**WORK TO DO**
Print exactly the lines from the first one down to the line containing "const pTicks = [0, 10, 20, 30];", both ends included, with no pictures and nothing else.

**DATA**
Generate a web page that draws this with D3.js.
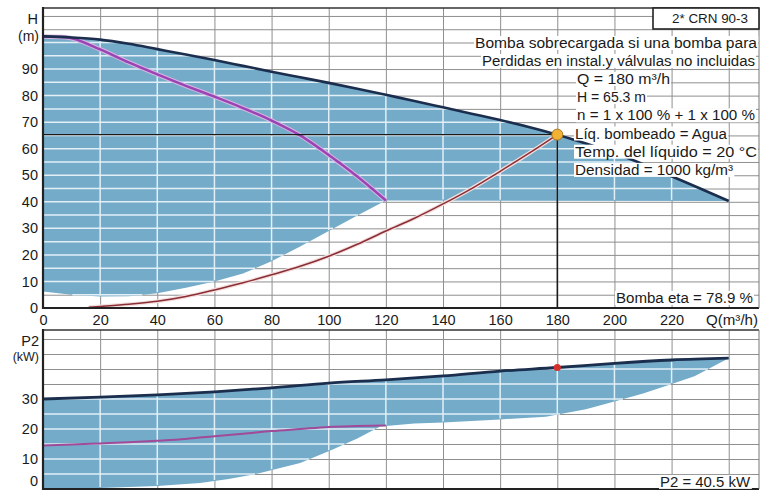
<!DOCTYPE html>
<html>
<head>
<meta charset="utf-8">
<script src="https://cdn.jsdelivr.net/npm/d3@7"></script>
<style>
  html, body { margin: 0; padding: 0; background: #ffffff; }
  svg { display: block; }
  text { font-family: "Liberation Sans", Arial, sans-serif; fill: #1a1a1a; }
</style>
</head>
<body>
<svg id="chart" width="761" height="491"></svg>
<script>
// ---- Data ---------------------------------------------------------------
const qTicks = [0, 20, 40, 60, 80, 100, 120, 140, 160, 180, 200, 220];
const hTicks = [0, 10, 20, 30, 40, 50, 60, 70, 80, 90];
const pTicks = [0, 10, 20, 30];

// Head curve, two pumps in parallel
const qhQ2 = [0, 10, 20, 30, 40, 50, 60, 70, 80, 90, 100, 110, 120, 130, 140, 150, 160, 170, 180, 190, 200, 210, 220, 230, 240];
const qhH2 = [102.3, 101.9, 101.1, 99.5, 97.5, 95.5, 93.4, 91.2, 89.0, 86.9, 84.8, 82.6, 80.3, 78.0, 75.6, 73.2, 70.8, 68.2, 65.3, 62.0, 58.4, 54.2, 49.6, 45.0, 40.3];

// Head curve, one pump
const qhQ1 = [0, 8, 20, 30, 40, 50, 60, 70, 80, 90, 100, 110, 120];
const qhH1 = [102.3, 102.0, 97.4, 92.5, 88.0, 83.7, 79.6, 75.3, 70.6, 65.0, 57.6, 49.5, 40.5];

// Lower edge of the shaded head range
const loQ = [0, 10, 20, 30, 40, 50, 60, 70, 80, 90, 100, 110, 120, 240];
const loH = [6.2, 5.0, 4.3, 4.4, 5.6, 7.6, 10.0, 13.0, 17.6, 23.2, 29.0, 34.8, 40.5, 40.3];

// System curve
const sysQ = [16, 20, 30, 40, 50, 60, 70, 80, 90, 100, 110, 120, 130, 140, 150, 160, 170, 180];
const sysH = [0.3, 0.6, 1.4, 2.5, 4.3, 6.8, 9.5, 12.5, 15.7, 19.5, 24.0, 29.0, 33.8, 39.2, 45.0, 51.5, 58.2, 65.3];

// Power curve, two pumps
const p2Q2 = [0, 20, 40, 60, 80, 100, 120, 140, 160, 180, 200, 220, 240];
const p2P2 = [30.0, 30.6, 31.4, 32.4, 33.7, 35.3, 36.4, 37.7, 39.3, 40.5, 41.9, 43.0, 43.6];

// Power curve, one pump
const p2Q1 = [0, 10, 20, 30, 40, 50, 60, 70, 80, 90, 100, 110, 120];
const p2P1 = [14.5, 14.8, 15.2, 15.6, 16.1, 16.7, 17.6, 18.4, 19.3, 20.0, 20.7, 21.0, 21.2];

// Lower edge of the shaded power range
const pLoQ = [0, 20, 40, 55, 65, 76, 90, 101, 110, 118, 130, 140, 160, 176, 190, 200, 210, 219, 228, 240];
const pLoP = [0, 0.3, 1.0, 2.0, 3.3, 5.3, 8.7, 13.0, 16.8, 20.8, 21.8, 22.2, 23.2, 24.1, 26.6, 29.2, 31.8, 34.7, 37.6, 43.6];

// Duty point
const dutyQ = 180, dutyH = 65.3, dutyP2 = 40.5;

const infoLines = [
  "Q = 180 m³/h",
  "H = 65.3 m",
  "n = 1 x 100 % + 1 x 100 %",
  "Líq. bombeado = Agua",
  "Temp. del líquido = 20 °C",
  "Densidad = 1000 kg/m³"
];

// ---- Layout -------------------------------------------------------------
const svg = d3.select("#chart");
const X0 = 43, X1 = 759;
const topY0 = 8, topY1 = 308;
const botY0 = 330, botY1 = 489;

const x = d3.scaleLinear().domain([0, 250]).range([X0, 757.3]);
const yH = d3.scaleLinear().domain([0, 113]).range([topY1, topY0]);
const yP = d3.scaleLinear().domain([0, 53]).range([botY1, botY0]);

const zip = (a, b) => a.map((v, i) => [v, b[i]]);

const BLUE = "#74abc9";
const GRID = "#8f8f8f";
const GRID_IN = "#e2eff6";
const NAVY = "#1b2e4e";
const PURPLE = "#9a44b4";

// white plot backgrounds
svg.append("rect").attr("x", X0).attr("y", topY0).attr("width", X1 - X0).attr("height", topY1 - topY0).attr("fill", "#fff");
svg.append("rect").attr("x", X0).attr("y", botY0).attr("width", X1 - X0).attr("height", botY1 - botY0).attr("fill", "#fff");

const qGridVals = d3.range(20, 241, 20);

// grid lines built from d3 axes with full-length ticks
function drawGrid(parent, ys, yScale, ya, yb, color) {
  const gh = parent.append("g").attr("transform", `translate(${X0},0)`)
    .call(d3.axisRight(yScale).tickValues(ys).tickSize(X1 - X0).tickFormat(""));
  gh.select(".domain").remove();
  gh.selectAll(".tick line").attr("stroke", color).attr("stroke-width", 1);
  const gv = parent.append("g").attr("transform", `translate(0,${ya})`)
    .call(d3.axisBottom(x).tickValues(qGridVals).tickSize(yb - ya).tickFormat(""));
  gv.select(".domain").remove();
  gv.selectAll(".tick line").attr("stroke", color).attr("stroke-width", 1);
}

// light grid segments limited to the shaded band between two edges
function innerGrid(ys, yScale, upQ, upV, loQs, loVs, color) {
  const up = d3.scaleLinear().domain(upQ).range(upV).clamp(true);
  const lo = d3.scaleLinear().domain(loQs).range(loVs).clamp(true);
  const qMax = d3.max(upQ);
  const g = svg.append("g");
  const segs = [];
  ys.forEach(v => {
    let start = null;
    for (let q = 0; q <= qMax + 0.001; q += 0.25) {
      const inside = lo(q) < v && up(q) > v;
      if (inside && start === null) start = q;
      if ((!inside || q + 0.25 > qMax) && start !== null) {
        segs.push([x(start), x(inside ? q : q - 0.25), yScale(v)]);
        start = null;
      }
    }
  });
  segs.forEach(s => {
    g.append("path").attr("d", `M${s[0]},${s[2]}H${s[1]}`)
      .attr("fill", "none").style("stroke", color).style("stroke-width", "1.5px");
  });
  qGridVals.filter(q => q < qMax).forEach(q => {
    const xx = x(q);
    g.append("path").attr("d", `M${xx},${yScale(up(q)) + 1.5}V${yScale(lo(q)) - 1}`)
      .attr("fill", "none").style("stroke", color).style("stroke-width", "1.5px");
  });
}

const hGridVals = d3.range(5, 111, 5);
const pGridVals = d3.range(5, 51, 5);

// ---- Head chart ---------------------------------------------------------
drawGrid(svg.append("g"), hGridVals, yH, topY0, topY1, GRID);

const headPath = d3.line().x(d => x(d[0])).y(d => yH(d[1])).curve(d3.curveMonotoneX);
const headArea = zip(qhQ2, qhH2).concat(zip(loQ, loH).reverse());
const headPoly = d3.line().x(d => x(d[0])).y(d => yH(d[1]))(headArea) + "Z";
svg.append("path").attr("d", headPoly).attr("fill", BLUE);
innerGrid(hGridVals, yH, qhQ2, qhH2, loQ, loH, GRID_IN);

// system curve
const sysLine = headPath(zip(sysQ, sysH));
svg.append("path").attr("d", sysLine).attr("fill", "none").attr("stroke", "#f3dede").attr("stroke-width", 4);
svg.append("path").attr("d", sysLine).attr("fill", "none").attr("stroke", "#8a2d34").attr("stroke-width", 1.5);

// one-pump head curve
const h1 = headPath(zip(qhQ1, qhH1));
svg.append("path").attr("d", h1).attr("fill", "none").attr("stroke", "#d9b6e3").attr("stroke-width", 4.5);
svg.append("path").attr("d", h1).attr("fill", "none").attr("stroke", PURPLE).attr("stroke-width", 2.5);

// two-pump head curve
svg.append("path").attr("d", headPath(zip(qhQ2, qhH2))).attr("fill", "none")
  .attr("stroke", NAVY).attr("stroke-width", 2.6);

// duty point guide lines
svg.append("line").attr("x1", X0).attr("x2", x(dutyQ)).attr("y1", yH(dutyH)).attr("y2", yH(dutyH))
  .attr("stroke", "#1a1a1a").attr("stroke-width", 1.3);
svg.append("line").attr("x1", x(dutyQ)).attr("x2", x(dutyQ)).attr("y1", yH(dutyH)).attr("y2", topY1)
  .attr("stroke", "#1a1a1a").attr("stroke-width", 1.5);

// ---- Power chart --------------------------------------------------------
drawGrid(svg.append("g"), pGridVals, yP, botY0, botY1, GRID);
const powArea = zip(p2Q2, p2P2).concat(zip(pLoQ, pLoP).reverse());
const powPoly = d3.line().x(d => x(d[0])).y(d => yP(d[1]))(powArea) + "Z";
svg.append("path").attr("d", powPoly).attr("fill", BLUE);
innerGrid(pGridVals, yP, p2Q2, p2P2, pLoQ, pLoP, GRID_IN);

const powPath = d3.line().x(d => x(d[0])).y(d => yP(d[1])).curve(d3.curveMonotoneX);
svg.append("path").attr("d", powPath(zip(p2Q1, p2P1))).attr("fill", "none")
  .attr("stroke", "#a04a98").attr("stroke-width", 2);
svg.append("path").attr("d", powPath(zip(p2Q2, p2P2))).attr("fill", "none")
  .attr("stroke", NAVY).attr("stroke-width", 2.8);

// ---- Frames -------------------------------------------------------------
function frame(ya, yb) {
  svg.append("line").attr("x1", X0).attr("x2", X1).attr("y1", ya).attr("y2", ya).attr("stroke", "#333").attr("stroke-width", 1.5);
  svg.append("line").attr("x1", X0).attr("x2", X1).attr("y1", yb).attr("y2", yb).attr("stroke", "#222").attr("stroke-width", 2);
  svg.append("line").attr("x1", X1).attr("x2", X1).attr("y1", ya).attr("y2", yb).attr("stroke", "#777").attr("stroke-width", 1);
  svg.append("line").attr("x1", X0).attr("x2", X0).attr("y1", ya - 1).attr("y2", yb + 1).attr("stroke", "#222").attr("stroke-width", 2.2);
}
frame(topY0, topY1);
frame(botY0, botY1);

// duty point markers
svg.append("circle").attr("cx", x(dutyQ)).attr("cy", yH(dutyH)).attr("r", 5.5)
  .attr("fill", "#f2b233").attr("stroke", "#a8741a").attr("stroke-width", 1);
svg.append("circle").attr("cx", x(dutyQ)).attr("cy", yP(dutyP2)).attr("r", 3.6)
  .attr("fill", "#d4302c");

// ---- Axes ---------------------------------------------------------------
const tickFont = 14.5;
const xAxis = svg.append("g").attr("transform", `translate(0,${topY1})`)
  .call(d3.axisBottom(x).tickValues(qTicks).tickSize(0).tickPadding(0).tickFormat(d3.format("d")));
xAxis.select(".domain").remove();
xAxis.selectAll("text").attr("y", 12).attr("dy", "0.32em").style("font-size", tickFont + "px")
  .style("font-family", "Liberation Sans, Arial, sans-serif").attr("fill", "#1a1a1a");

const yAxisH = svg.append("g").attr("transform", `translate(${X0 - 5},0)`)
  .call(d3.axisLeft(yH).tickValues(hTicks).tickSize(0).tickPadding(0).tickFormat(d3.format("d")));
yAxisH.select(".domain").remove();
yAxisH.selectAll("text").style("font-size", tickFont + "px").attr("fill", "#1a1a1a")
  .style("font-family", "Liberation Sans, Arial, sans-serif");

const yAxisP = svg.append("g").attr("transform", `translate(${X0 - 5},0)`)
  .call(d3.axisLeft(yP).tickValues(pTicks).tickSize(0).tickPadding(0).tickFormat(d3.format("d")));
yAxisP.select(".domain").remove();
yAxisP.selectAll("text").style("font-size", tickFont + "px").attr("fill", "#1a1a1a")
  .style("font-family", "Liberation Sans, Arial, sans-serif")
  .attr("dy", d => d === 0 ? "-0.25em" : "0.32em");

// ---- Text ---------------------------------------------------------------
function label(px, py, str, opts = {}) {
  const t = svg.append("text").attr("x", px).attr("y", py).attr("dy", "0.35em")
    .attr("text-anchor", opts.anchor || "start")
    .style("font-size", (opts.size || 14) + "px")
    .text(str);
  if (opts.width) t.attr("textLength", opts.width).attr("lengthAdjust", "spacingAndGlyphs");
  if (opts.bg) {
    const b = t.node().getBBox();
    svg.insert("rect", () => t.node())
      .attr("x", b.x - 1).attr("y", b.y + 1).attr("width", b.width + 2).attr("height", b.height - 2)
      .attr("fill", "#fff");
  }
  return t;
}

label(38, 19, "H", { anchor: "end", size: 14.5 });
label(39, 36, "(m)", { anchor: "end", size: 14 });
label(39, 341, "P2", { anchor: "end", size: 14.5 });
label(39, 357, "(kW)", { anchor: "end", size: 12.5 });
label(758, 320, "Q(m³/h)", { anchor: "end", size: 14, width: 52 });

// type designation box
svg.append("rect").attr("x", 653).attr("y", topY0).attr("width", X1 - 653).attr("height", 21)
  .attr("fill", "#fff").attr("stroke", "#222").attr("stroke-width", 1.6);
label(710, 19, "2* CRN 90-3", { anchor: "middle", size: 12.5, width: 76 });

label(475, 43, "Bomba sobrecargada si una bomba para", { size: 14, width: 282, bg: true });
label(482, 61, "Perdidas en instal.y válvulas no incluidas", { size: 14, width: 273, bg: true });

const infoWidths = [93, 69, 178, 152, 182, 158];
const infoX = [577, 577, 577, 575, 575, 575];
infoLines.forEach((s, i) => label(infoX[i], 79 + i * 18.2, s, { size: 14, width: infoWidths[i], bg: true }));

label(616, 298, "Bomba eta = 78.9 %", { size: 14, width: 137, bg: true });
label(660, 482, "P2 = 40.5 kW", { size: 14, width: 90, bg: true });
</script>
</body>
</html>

**WRITTEN ANSWER**
Generate a web page that draws this with D3.js.
<!DOCTYPE html>
<html>
<head>
<meta charset="utf-8">
<script src="https://cdn.jsdelivr.net/npm/d3@7"></script>
<style>
  html, body { margin: 0; padding: 0; background: #ffffff; }
  svg { display: block; }
  text { font-family: "Liberation Sans", Arial, sans-serif; fill: #1a1a1a; }
</style>
</head>
<body>
<svg id="chart" width="761" height="491"></svg>
<script>
// ---- Data ---------------------------------------------------------------
const qTicks = [0, 20, 40, 60, 80, 100, 120, 140, 160, 180, 200, 220];
const hTicks = [0, 10, 20, 30, 40, 50, 60, 70, 80, 90];
const pTicks = [0, 10, 20, 30];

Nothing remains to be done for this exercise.